Leaving The Caribbean

Last night at midnight the Logos Hope – My home – left the last island in the Caribbean on our schedule – Roseau, Dominica. The Caribbean has been my home for 8 months now, though the Logos Hope is where I spend most of my time so every time I walk out the door I experience some culture shock. If I were to use only one word to describe my experience of Caribbean people – I would say alive. Alive in a way that European and even Australian people can be dead. People want to talk to you, to say good morning to you as you pass in the street. People are not afraid to ask you spiritual questions. In this way they are friendly, but in another way they can be rude. Sometimes the staff in the book fair struggled to deal with the demands of insistant customers who asked for discounts, demanded service and rarely smiled or said ‘hello’. Christians here are not afraid to spread the Gospel – and I have learned a little boldness from them. The nations I visited gain their income from tourism, hosting wealthy white tourists on sandy beaches – while their populace often live in abject poverty. The contrast is frightening to me, and it scares me that the tourists don’t see the poverty as they are wisked away from their cruise ships in a taxi to a nice beach.
In the Caribbean I spoke in front of another church body for the first time, handed out gospels on the street for the first time, performed an evangelistic drama for non christians for the first time, told a story to a group of kids for the first time, and started really trying to talk about Jesus one on one with stranges in the cafe.
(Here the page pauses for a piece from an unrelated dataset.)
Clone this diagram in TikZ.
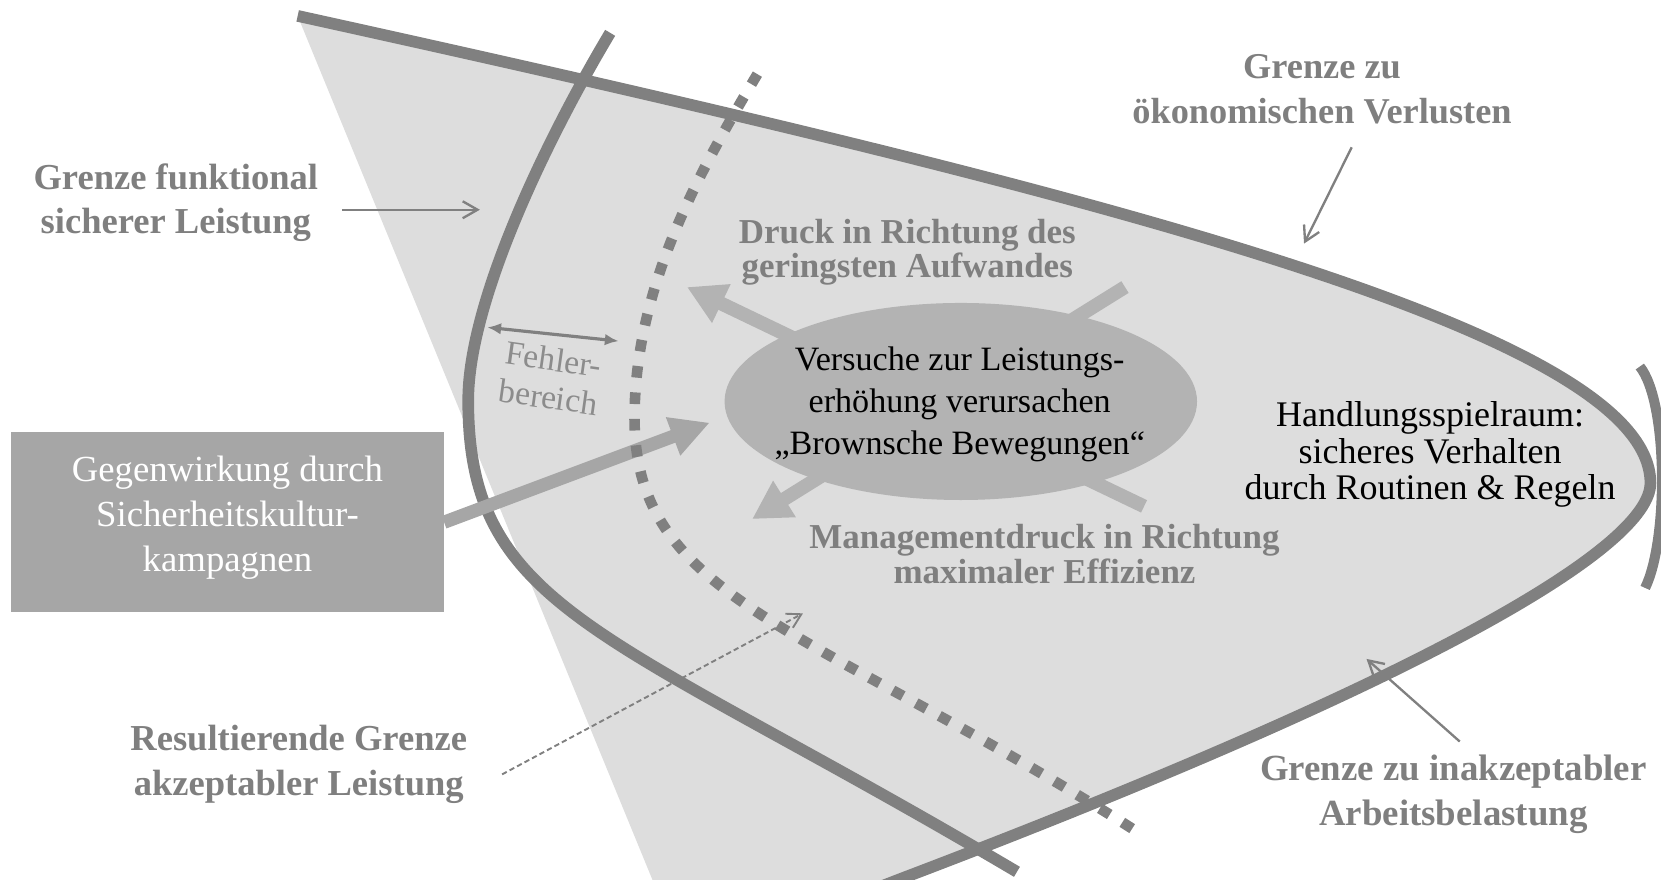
\documentclass[tikz,border=0pt]{standalone}
\usepackage{fontspec}
\setmainfont{Liberation Serif}
\usetikzlibrary{arrows.meta,shapes.geometric}
\definecolor{linegray}{HTML}{808080}
\definecolor{areagray}{HTML}{DDDDDD}
\definecolor{ellgray}{HTML}{B3B3B3}
\definecolor{boxgray}{HTML}{A6A6A6}
\definecolor{labgray}{HTML}{7F7F7F}
\definecolor{errgray}{HTML}{8C8C8C}
\begin{document}
\begin{tikzpicture}[x=1pt,y=-1pt,
  bound/.style={draw=linegray,line width=11pt},
  dotbound/.style={draw=linegray,line width=10pt,dash pattern=on 11pt off 14pt},
  lbl/.style={text=labgray,align=center,inner sep=0pt},
  blk/.style={text=black,align=center,inner sep=0pt},
  thinarrow/.style={draw=linegray,line width=2.2pt,-{Straight Barb[length=14pt,width=16pt]}},
  dasharrow/.style={draw=linegray,line width=1.8pt,dash pattern=on 5pt off 3pt,-{Straight Barb[length=13pt,width=15pt]}},
  errarrow/.style={draw=linegray,line width=3pt,{Latex[length=13pt,width=11pt]}-{Latex[length=13pt,width=11pt]}},
  bigarrow/.style={draw=ellgray,line width=13pt,-{Triangle[length=36pt,width=38pt]}},
  gwarrow/.style={draw=boxgray,line width=12.5pt,-{Triangle[length=37pt,width=36pt]}},
]
\useasboundingbox (0,0) rectangle (1568,830);
\clip (0,0) rectangle (1568,830);

% shaded operating area
\fill[areagray] (281,15) .. controls (1035,181) and (1558,314) .. (1558,456)
  .. controls (1558,516) and (1352,639) .. (852,829) -- (772,860) -- (628,860) -- cycle;

% boundaries
\draw[bound] (281,15) .. controls (1035,181) and (1558,314) .. (1558,456)
  .. controls (1558,516) and (1352,639) .. (852,829) -- (772,860);
\draw[bound,line width=9.5pt] (1548,346) .. controls (1575,380) and (1575,510) .. (1553,555);
\draw[bound] (576,31) .. controls (518,128) and (442,283) .. (442,378)
  .. controls (442,578) and (573,594) .. (960,823);

% counter-action box and arrow
\node[fill=boxgray,minimum width=408.6pt,minimum height=170pt,inner sep=0pt,
  text=white,align=center,font=\fontsize{34.7}{42.5}\selectfont] (gw) at (214.7,493)
  {Gegenwirkung durch\\Sicherheitskultur-\\kampagnen\rule[-16pt]{0pt}{16pt}};
\coordinate (gwtip) at (670,399);
\draw[gwarrow] (gw.east) -- (gwtip);

\draw[dotbound] (715,70) .. controls (655,170) and (599,275) .. (599,395)
  .. controls (599,565) and (761,590) .. (1059,776) -- (1070,783);

% Brownian motion arrows
\coordinate (startA) at (1080,478);
\coordinate (tipA) at (648.5,271);
\coordinate (startB) at (1062,271);
\coordinate (tipB) at (710,490);
\draw[bigarrow] (startA) -- (tipA);
\draw[bigarrow] (startB) -- (tipB);

\node[ellipse,fill=ellgray,minimum width=446pt,minimum height=186pt,inner sep=0pt] (ell) at (907,379) {};
\node[blk,font=\fontsize{32.2}{39.5}\selectfont] (elltext) at (906,382)
  {Versuche zur Leistungs-\\erhöhung verursachen\\„Brownsche Bewegungen“};

% labels
\node[lbl,font=\bfseries\fontsize{34.5}{41.5}\selectfont] (funk) at (166,191)
  {Grenze funktional\\sicherer Leistung};
\node[lbl,font=\bfseries\fontsize{34.3}{42.5}\selectfont] (oeko) at (1248,84)
  {Grenze zu\\ökonomischen Verlusten};
\node[lbl,font=\bfseries\fontsize{33}{31.5}\selectfont] (druck) at (856.5,238)
  {Druck in Richtung des\\geringsten Aufwandes};
\node[lbl,font=\bfseries\fontsize{33}{33}\selectfont] (mgmt) at (986,523)
  {Managementdruck in Richtung\\maximaler Effizienz};
\node[lbl,font=\bfseries\fontsize{34.5}{42.5}\selectfont] (result) at (282,722)
  {Resultierende Grenze\\akzeptabler Leistung};
\node[lbl,font=\bfseries\fontsize{34.8}{43}\selectfont] (inakz) at (1372,750)
  {Grenze zu inakzeptabler\\Arbeitsbelastung};
\node[blk,font=\fontsize{34}{34.5}\selectfont] (hand) at (1350,429)
  {Handlungsspielraum:\\sicheres Verhalten\\durch Routinen \& Regeln};
\node[text=errgray,align=center,inner sep=0pt,rotate=-8,font=\fontsize{31.8}{36}\selectfont] (fehler) at (520,357)
  {Fehler-\\bereich};

% pointer arrows
\coordinate (funkA) at (323,198);
\coordinate (funkB) at (453,198);
\draw[thinarrow] (funkA) -- (funkB);
\coordinate (oekoA) at (1276,139);
\coordinate (oekoB) at (1231,230);
\draw[thinarrow] (oekoA) -- (oekoB);
\coordinate (inakzA) at (1378,700);
\coordinate (inakzB) at (1290,622);
\draw[thinarrow] (inakzA) -- (inakzB);
\coordinate (resA) at (474,731);
\coordinate (resB) at (758,579);
\draw[dasharrow] (resA) -- (resB);
\coordinate (errA) at (460,309);
\coordinate (errB) at (584,322);
\draw[errarrow] (errA) -- (errB);
\end{tikzpicture}
\end{document}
I have become accustomed to introducing myself as Chris from Australia – the land of Crocodiles and Koalas and Kangaroos. I have learned the hard way how to lead a team with love and patience – and discovered in me and weeded out a competitive spirit that doesn’t support the body of Christ.
The Caribbean has been a special time for me, and I will never forget it.

Mission: Bahamas


“Please Lord send me to the Bahamas” might be the catch-cry of the lazy missionary and a joke to others, but when fellow crew member Randy Grebe felt called to take his young family and go to be a missionary in the Bahamas, he took it very seriously.
Randy’s ministry was not in the nice places, not to the tourists, and never at all easy. Through many years of hard work and lots of sacrifice, Randy and Kim impacted the heart of the island chain. Their most famous acheivement was the construction of the Adventure Learning Centre where kids come to learn about creation and many make Jesus their Lord an Savior. I was on camera tonight for a reunion dinner with so many people who testified to the way that Uncle Randy touched them and brought Jesus into their lives, and on Tuesday I will visit the Adventure Learning Centre – the result of a man who listened not to men, but to God.